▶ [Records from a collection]
----------

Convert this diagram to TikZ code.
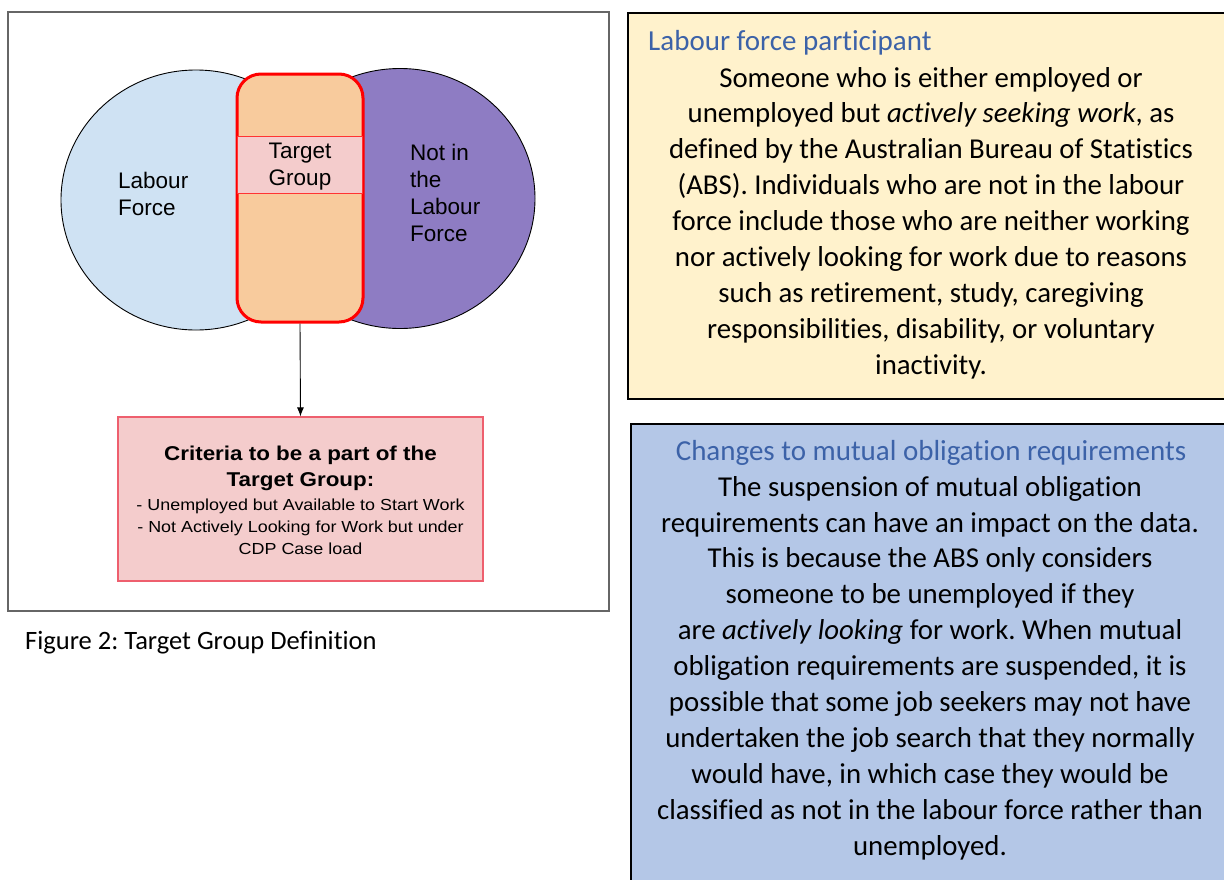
\documentclass[tikz,border=0pt]{standalone}
\usepackage{fontspec}
\setmainfont{Carlito}[Ligatures=NoCommon]
\newfontfamily\arialfont{Liberation Sans}
\newfontfamily\critfont[FakeStretch=1.12]{Liberation Sans}
\usetikzlibrary{shapes.geometric,arrows.meta}
\frenchspacing
\definecolor{lfblue}{HTML}{CFE2F3}
\definecolor{nlfpurple}{HTML}{8E7CC3}
\definecolor{tgorange}{HTML}{F8CB9D}
\definecolor{tgpink}{HTML}{F4CCCC}
\definecolor{critborder}{HTML}{EE5F6E}
\definecolor{noteyellow}{HTML}{FFF2CC}
\definecolor{noteblue}{HTML}{B4C7E7}
\definecolor{titleblue}{HTML}{3C62A8}
\definecolor{framegray}{HTML}{666666}
\tikzset{
  venn/.style={ellipse, draw=black, line width=0.9pt, inner sep=0pt, minimum width=270pt, minimum height=260pt},
  vennlabel/.style={font=\arialfont\fontsize{22.5}{27}\selectfont, align=left, inner sep=0pt},
  notebox/.style={draw=black, line width=2pt, inner sep=0pt},
  notetitle/.style={font=\fontsize{29}{32}\selectfont, text=titleblue, inner sep=0pt},
  notebody/.style={font=\fontsize{28.8}{35.9}\selectfont, align=center, inner sep=0pt},
}
\begin{document}
\begin{tikzpicture}[x=1pt,y=-1pt]
\useasboundingbox (0,0) rectangle (1224,879);
\fill[white] (0,0) rectangle (1224,879);
% left frame
\node[draw=framegray, line width=1.2pt, minimum width=601pt, minimum height=599pt, inner sep=0pt] (frame) at (308.5,311.5) {};
% venn
\node[venn, fill=lfblue] (lf) at (196,200) {};
\node[venn, fill=nlfpurple] (nlf) at (400,198.5) {};
\node[draw=red, line width=3pt, fill=tgorange, rounded corners=24pt, minimum width=126pt, minimum height=248pt, inner sep=0pt] (tg) at (300,198) {};
\node[draw=red!80, line width=1pt, fill=tgpink, minimum width=125pt, minimum height=57pt, inner sep=0pt] (band) at (300,164.5) {};
\node[vennlabel, align=center] (tgtext) at (300,167) {Target\\Group};
\node[vennlabel, anchor=west] (lftext) at (118,193.5) {Labour\\Force};
\node[vennlabel, anchor=west] (nlftext) at (410,193) {Not in\\the\\Labour\\Force};
% criteria
\node[draw=critborder, line width=1.2pt, fill=tgpink, minimum width=365pt, minimum height=164pt, inner sep=0pt] (crit) at (300.5,499) {};
\node[inner sep=0pt, align=center, font=\critfont\bfseries\fontsize{20}{26}\selectfont] (crithead) at (300.5,468) {Criteria to be a part of the\\Target Group:};
\node[inner sep=0pt, align=center, font=\critfont\fontsize{16}{22}\selectfont] (critlist) at (300.5,527) {- Unemployed but Available to Start Work\\- Not Actively Looking for Work but under\\CDP Case load};
\draw[-{Latex[length=9pt,width=7pt]}, line width=0.9pt] (tg.south) -- (crit.north);
% caption
\node[anchor=west, inner sep=0pt, font=\fontsize{26.5}{30}\selectfont] (caption) at (25,643) {Figure 2: Target Group Definition};
% note 1
\node[notebox, fill=noteyellow, minimum width=610pt, minimum height=386pt, anchor=north west] (note1) at (627,12) {};
\node[notetitle, anchor=west] (note1title) at (648,43) {Labour force participant};
\node[notebody] (note1body) at (931,223) {Someone who is either employed or\\unemployed but \textit{actively seeking work}, as\\defined by the Australian Bureau of Statistics\\(ABS). Individuals who are not in the labour\\force include those who are neither working\\nor actively looking for work due to reasons\\such as retirement, study, caregiving\\responsibilities, disability, or voluntary\\inactivity.};
% note 2
\node[notebox, fill=noteblue, minimum width=610pt, minimum height=470pt, anchor=north west] (note2) at (630,423) {};
\node[notetitle] (note2title) at (931,453) {Changes to mutual obligation requirements};
\node[notebody] (note2body) at (930,668) {The suspension of mutual obligation\\requirements can have an impact on the data.\\This is because the ABS only considers\\someone to be unemployed if they\\are \textit{actively looking} for work. When mutual\\obligation requirements are suspended, it is\\possible that some job seekers may not have\\undertaken the job search that they normally\\would have, in which case they would be\\classified as not in the labour force rather than\\unemployed.};
\end{tikzpicture}
\end{document}
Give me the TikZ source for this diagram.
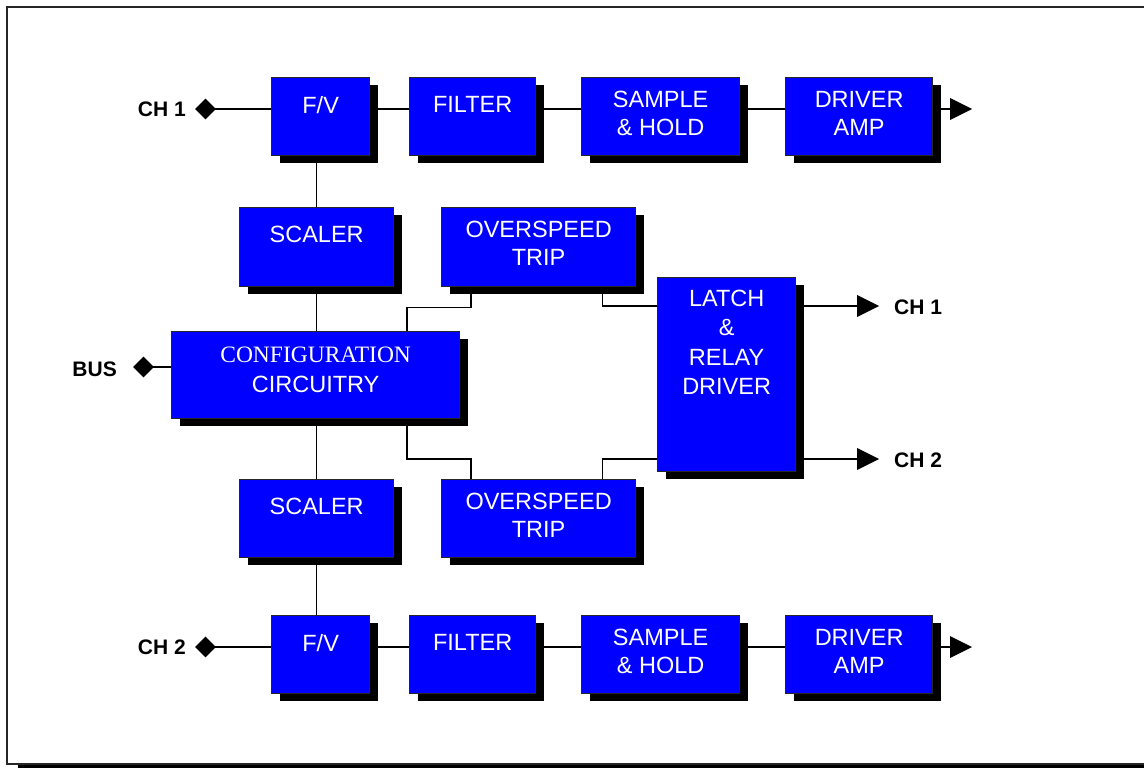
\documentclass[tikz,border=0pt]{standalone}
\usepackage{fontspec}
\setmainfont{Liberation Sans}
\newfontfamily\myserif{Liberation Serif}
\usetikzlibrary{shapes.geometric,shadows,calc,backgrounds}
\definecolor{boxblue}{RGB}{0,0,255}
\tikzset{
  blk/.style={draw=black!85, line width=1.3pt, fill=boxblue, inner sep=0pt, anchor=north west,
    drop shadow={shadow xshift=8pt, shadow yshift=-7pt, opacity=1, fill=black}},
  txt/.style={text=white, inner sep=0pt, anchor=north, align=center, font=\fontsize{23.5}{28}\selectfont},
  lbl/.style={text=black, inner sep=0pt, font=\fontsize{21}{25}\selectfont\bfseries},
  dmd/.style={diamond, fill=black, minimum width=21pt, minimum height=21pt, inner sep=0pt},
  conn/.style={draw=black, line width=1.4pt},
  tip/.style={fill=black}
}
\begin{document}
\begin{tikzpicture}[x=1pt,y=1pt]
\useasboundingbox (0,0) rectangle (1144,-768);
\clip (0,0) rectangle (1144,-768);
% boxes
\node[blk, minimum width=98, minimum height=78] (fv1) at (271,-77) {};
\node[blk, minimum width=126, minimum height=78] (fil1) at (409,-77) {};
\node[blk, minimum width=158, minimum height=78] (sh1) at (581,-77) {};
\node[blk, minimum width=147, minimum height=78] (amp1) at (785,-77) {};
\node[blk, minimum width=154, minimum height=79] (sc1) at (239,-207) {};
\node[blk, minimum width=194, minimum height=79] (ot1) at (441,-207) {};
\node[blk, minimum width=288, minimum height=87] (cfg) at (171,-331) {};
\node[blk, minimum width=138, minimum height=194] (latch) at (657,-277) {};
\node[blk, minimum width=194, minimum height=78] (ot2) at (441,-479) {};
\node[blk, minimum width=154, minimum height=78] (sc2) at (239,-479) {};
\node[blk, minimum width=98, minimum height=78] (fv2) at (271,-615) {};
\node[blk, minimum width=126, minimum height=78] (fil2) at (409,-615) {};
\node[blk, minimum width=158, minimum height=78] (sh2) at (581,-615) {};
\node[blk, minimum width=147, minimum height=78] (amp2) at (785,-615) {};
% texts
\node[txt] (tfv1) at ($(fv1.north)+(0,-19)$) {F/V};
\node[txt] (tfil1) at ($(fil1.north)+(0,-19)$) {FILTER};
\node[txt] (tsh1) at ($(sh1.north)+(0,-14)$) {SAMPLE\\\& HOLD};
\node[txt] (tamp1) at ($(amp1.north)+(0,-14)$) {DRIVER\\AMP};
\node[txt] (tsc1) at ($(sc1.north)+(0,-19)$) {SCALER};
\node[txt] (tot1) at ($(ot1.north)+(0,-14)$) {OVERSPEED\\TRIP};
\node[txt, font=\fontsize{23.5}{30}\selectfont] (tcfg) at ($(cfg.north)+(0,-16)$) {{\myserif CONFIGURATION}\\CIRCUITRY};
\node[txt, font=\fontsize{23.5}{29.3}\selectfont] (tlatch) at ($(latch.north)+(0,-13)$) {LATCH\\\&\\RELAY\\DRIVER};
\node[txt] (tot2) at ($(ot2.north)+(0,-14)$) {OVERSPEED\\TRIP};
\node[txt] (tsc2) at ($(sc2.north)+(0,-19)$) {SCALER};
\node[txt] (tfv2) at ($(fv2.north)+(0,-19)$) {F/V};
\node[txt] (tfil2) at ($(fil2.north)+(0,-19)$) {FILTER};
\node[txt] (tsh2) at ($(sh2.north)+(0,-14)$) {SAMPLE\\\& HOLD};
\node[txt] (tamp2) at ($(amp2.north)+(0,-14)$) {DRIVER\\AMP};
% terminals
\node[dmd] (d1) at (205.5,-109) {};
\node[dmd] (d2) at (205.5,-647) {};
\node[dmd] (dB) at (143.5,-367) {};
\node[lbl, anchor=east] (l1) at (186,-109) {CH 1};
\node[lbl, anchor=east] (l2) at (186,-647) {CH 2};
\node[lbl, anchor=east] (lB) at (117,-369) {BUS};
\node[lbl, anchor=west] (lo1) at (894,-307) {CH 1};
\node[lbl, anchor=west] (lo2) at (894,-460) {CH 2};
\coordinate (r1) at (0,-109);
\coordinate (r2) at (0,-647);
\coordinate (yA) at (0,-306);
\coordinate (yB) at (0,-459);
\coordinate (a1) at (950,-109);
\coordinate (a2) at (950,-647);
\coordinate (ao1) at (857,-306);
\coordinate (ao2) at (857,-459);
\fill[tip] (a1) ++(0,11) -- ++(22,-11) -- ++(-22,-11) -- cycle;
\fill[tip] (a2) ++(0,11) -- ++(22,-11) -- ++(-22,-11) -- cycle;
\fill[tip] (ao1) ++(0,11) -- ++(22,-11) -- ++(-22,-11) -- cycle;
\fill[tip] (ao2) ++(0,11) -- ++(22,-11) -- ++(-22,-11) -- cycle;
\begin{scope}[on background layer]
  % outer frame with shadow
  \fill[black] (18,-18) rectangle (1170,-776);
  \filldraw[fill=white, draw=black!85, line width=2pt] (7,-7) rectangle (1160,-764);
  % top row
  \draw[conn] (d1.center) -- (d1 -| fv1.west);
  \draw[conn] (fv1.east |- r1) -- (fil1.west |- r1);
  \draw[conn] (fil1.east |- r1) -- (sh1.west |- r1);
  \draw[conn] (sh1.east |- r1) -- (amp1.west |- r1);
  \draw[conn] (amp1.east |- r1) -- (a1);
  % bottom row
  \draw[conn] (d2.center) -- (d2 -| fv2.west);
  \draw[conn] (fv2.east |- r2) -- (fil2.west |- r2);
  \draw[conn] (fil2.east |- r2) -- (sh2.west |- r2);
  \draw[conn] (sh2.east |- r2) -- (amp2.west |- r2);
  \draw[conn] (amp2.east |- r2) -- (a2);
  % vertical chain
  \draw[conn] (sc1.north) -- (sc1.north |- fv1.south);
  \draw[conn] (sc1.south) -- (sc1.south |- cfg.north);
  \draw[conn] (sc2.north) -- (sc2.north |- cfg.south);
  \draw[conn] (sc2.south) -- (sc2.south |- fv2.north);
  \draw[conn] (dB.center) -- (dB -| cfg.west);
  % overspeed links
  \draw[conn] ($(cfg.north west)+(236,0)$) |- ($(ot1.south west)+(30,-20)$) -- ($(ot1.south west)+(30,0)$);
  \draw[conn] ($(ot1.south east)+(-34,0)$) |- (latch.west |- yA);
  \draw[conn] ($(cfg.south west)+(236,0)$) |- ($(ot2.north west)+(30,20)$) -- ($(ot2.north west)+(30,0)$);
  \draw[conn] ($(ot2.north east)+(-34,0)$) |- (latch.west |- yB);
  \draw[conn] (latch.east |- yA) -- (ao1);
  \draw[conn] (latch.east |- yB) -- (ao2);
\end{scope}
\end{tikzpicture}
\end{document}
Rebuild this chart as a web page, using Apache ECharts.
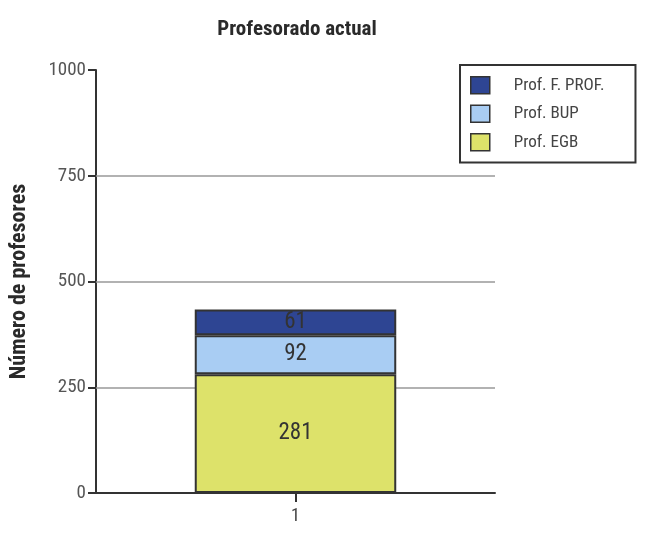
<!DOCTYPE html>
<html><head><meta charset="utf-8">
<script src="https://cdn.jsdelivr.net/npm/echarts@6/dist/echarts.min.js"></script>
<style>html,body{margin:0;padding:0;background:#fff}#c{width:648px;height:538px}</style>
</head><body><div id="c"></div>
<script>
const categories = ['1'];
const seriesNames = ['Prof. EGB', 'Prof. BUP', 'Prof. F. PROF.'];
const egb = [281];
const bup = [92];
const fprof = [61];
const legendOrder = ['Prof. F. PROF.', 'Prof. BUP', 'Prof. EGB'];
const yTicks = [0, 250, 500, 750, 1000];
const gridValues = [250, 500, 750];

const FONT = '"Liberation Sans Narrow", "Roboto Condensed", "Liberation Sans", sans-serif';
const colors = ['#dde26a', '#a9cdf3', '#2e4593'];
const chart = echarts.init(document.getElementById('c'));
const values = [egb, bup, fprof];
const series = seriesNames.map((n, i) => ({
  name: n, type: 'bar', stack: 'total', data: values[i], barWidth: '50.5%', z: 3,
  itemStyle: {color: colors[i], borderColor: '#333', borderWidth: 2},
  label: {show: true, position: 'inside', fontFamily: FONT, fontSize: 23, color: '#333'}
}));
series[0].markLine = {silent: true, symbol: 'none', z: 1, label: {show: false},
  lineStyle: {color: '#999', width: 1.5, type: 'solid'},
  data: gridValues.map(v => ({yAxis: v}))};
chart.setOption({
  animation: false,
  title: {text: 'Profesorado actual', left: 292, textAlign: 'center', top: 14,
    textStyle: {fontFamily: FONT, fontWeight: 'bold', fontSize: 21, color: '#2a2a2a'}},
  legend: {data: legendOrder, orient: 'vertical', left: 460, top: 65,
    padding: [11, 31, 11, 10], itemWidth: 19, itemHeight: 17, itemGap: 10, icon: 'rect',
    borderColor: '#333', borderWidth: 2, borderRadius: 0,
    textStyle: {fontFamily: FONT, fontSize: 17, color: '#444', padding: [0, 0, 0, 19]},
    itemStyle: {borderColor: '#333', borderWidth: 1.5}},
  grid: {left: 95, right: 153, top: 70, bottom: 45},
  xAxis: {type: 'category', data: categories,
    axisLine: {lineStyle: {color: '#333', width: 2}},
    axisTick: {show: true, alignWithLabel: true, length: 9, lineStyle: {color: '#333', width: 2}},
    axisLabel: {fontFamily: FONT, fontSize: 18, color: '#444', margin: 14}},
  yAxis: {type: 'value', min: yTicks[0], max: yTicks[yTicks.length - 1], interval: 250,
    name: 'Número de profesores', nameLocation: 'middle', nameGap: 66, nameRotate: 90,
    nameTextStyle: {fontFamily: FONT, fontWeight: 'bold', fontSize: 22, color: '#2a2a2a'},
    axisLine: {show: true, lineStyle: {color: '#333', width: 2}},
    axisTick: {show: true, length: 8, lineStyle: {color: '#333', width: 2}},
    axisLabel: {fontFamily: FONT, fontSize: 19, color: '#555', margin: 10, formatter: v => String(v)},
    splitLine: {show: false}},
  series: series
});
</script></body></html>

----------

▶ [WRITTEN PROBLEM] Gather up the lines containing the word "diagram" from these records and copy them.

▶ [FINAL RESULT]
Convert this diagram to TikZ code.
Give me the TikZ source for this diagram.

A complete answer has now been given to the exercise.